### Stored data
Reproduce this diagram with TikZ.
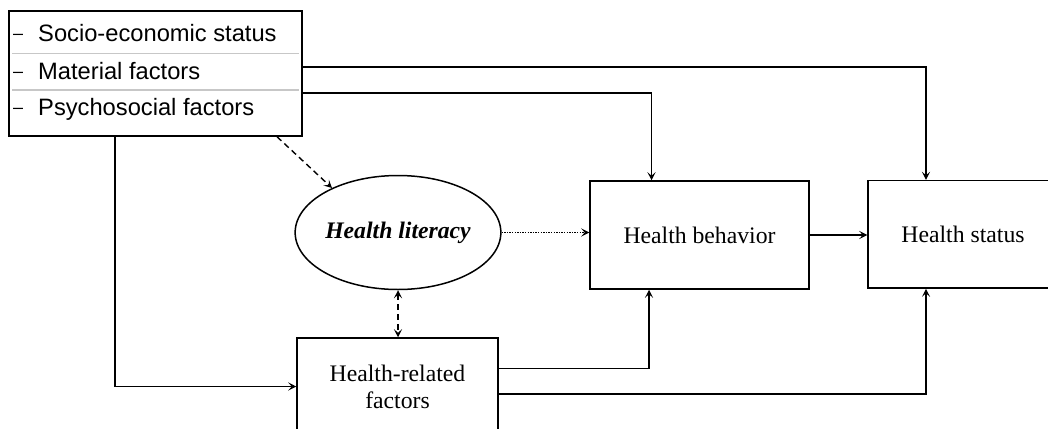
\documentclass[tikz,border=0pt]{standalone}
\usepackage{fontspec}
\setmainfont{Liberation Serif}
\newfontfamily\arialfont{Liberation Sans}
\usetikzlibrary{arrows.meta,shapes.geometric}

\begin{document}
\begin{tikzpicture}[x=1pt,y=-1pt,
  every node/.style={font=\fontsize{23.7}{27}\selectfont},
  box/.style={draw, line width=1.5pt, rectangle, inner sep=0pt},
  listline/.style={anchor=base west, inner sep=0pt, font=\arialfont\fontsize{23.7}{27}\selectfont},
  sepline/.style={draw=black!22, line width=1.3pt},
  arr/.style={line width=1.4pt, -{Stealth[length=8pt,width=8pt,inset=3.5pt]}},
  twoarr/.style={line width=1.4pt, {Stealth[length=8pt,width=8pt,inset=3.5pt]}-{Stealth[length=8pt,width=8pt,inset=3.5pt]}},
  dashline/.style={dash pattern=on 6pt off 4pt},
  dotline/.style={dash pattern=on 1.3pt off 1.3pt}
]
\useasboundingbox (0,0) rectangle (1048,428);

% determinants box with its three entries
\node[box, minimum width=293pt, minimum height=125pt] (src) at (155.5,73.5) {};
\newcommand{\itemdash}{\raisebox{1.6pt}{\fontsize{18}{18}\selectfont –}\hspace{15pt}}
\node[listline] (ses) at (13,41.5) {\itemdash Socio-economic status};
\node[listline] (mat) at (13,79) {\itemdash Material factors};
\node[listline] (psy) at (13,115) {\itemdash Psychosocial factors};
\draw[sepline] (12,53.3) -- (299,53.3);
\draw[sepline] (12,90) -- (299,90);

% main nodes
\node[draw, line width=1.5pt, ellipse, minimum width=200pt, minimum height=114pt, inner sep=0pt,
      font=\fontsize{23.7}{27}\selectfont\bfseries\itshape] (hl) at (398,232.5) {Health literacy};
\node[box, minimum width=219pt, minimum height=108pt] (hb) at (699.5,235) {Health behavior};
\node[box, minimum width=190pt, minimum height=107.5pt] (hs) at (963,234.3) {Health status};
\node[box, minimum width=201pt, minimum height=97pt, align=center] (hrf) at (397.5,386.5) {Health-related\\factors};

% connectors
\draw[arr] ([xshift=-40.5pt]src.south) |- (hrf.west);
\draw[arr] ([yshift=6.5pt]src.east) -| ([xshift=-37pt]hs.north);
\draw[arr] ([yshift=-19.5pt]src.east) -| ([xshift=-48pt]hb.north);
\draw[arr, dashline] ([xshift=121.5pt]src.south) -- (hl.146);
\draw[arr, dotline] (hl.east) -- (hl.east -| hb.west);
\draw[arr] (hb.east) -- (hb.east -| hs.west);
\draw[twoarr, dashline] (hl.south) -- (hl.south |- hrf.north);
\draw[arr] ([yshift=18.2pt]hrf.east) -| ([xshift=-50.5pt]hb.south);
\draw[arr] ([yshift=-7.5pt]hrf.east) -| ([xshift=-37pt]hs.south);
\end{tikzpicture}
\end{document}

### Given task
Every line above should be repeated exactly; pictures stay out of the copy.

### Answer to this problem
Reproduce this diagram with TikZ.
\documentclass[tikz,border=0pt]{standalone}
\usepackage{fontspec}
\setmainfont{Liberation Serif}
\newfontfamily\arialfont{Liberation Sans}
\usetikzlibrary{arrows.meta,shapes.geometric}

\begin{document}
\begin{tikzpicture}[x=1pt,y=-1pt,
  every node/.style={font=\fontsize{23.7}{27}\selectfont},
  box/.style={draw, line width=1.5pt, rectangle, inner sep=0pt},
  listline/.style={anchor=base west, inner sep=0pt, font=\arialfont\fontsize{23.7}{27}\selectfont},
  sepline/.style={draw=black!22, line width=1.3pt},
  arr/.style={line width=1.4pt, -{Stealth[length=8pt,width=8pt,inset=3.5pt]}},
  twoarr/.style={line width=1.4pt, {Stealth[length=8pt,width=8pt,inset=3.5pt]}-{Stealth[length=8pt,width=8pt,inset=3.5pt]}},
  dashline/.style={dash pattern=on 6pt off 4pt},
  dotline/.style={dash pattern=on 1.3pt off 1.3pt}
]
\useasboundingbox (0,0) rectangle (1048,428);

% determinants box with its three entries
\node[box, minimum width=293pt, minimum height=125pt] (src) at (155.5,73.5) {};
\newcommand{\itemdash}{\raisebox{1.6pt}{\fontsize{18}{18}\selectfont –}\hspace{15pt}}
\node[listline] (ses) at (13,41.5) {\itemdash Socio-economic status};
\node[listline] (mat) at (13,79) {\itemdash Material factors};
\node[listline] (psy) at (13,115) {\itemdash Psychosocial factors};
\draw[sepline] (12,53.3) -- (299,53.3);
\draw[sepline] (12,90) -- (299,90);

% main nodes
\node[draw, line width=1.5pt, ellipse, minimum width=200pt, minimum height=114pt, inner sep=0pt,
      font=\fontsize{23.7}{27}\selectfont\bfseries\itshape] (hl) at (398,232.5) {Health literacy};
\node[box, minimum width=219pt, minimum height=108pt] (hb) at (699.5,235) {Health behavior};
\node[box, minimum width=190pt, minimum height=107.5pt] (hs) at (963,234.3) {Health status};
\node[box, minimum width=201pt, minimum height=97pt, align=center] (hrf) at (397.5,386.5) {Health-related\\factors};

% connectors
\draw[arr] ([xshift=-40.5pt]src.south) |- (hrf.west);
\draw[arr] ([yshift=6.5pt]src.east) -| ([xshift=-37pt]hs.north);
\draw[arr] ([yshift=-19.5pt]src.east) -| ([xshift=-48pt]hb.north);
\draw[arr, dashline] ([xshift=121.5pt]src.south) -- (hl.146);
\draw[arr, dotline] (hl.east) -- (hl.east -| hb.west);
\draw[arr] (hb.east) -- (hb.east -| hs.west);
\draw[twoarr, dashline] (hl.south) -- (hl.south |- hrf.north);
\draw[arr] ([yshift=18.2pt]hrf.east) -| ([xshift=-50.5pt]hb.south);
\draw[arr] ([yshift=-7.5pt]hrf.east) -| ([xshift=-37pt]hs.south);
\end{tikzpicture}
\end{document}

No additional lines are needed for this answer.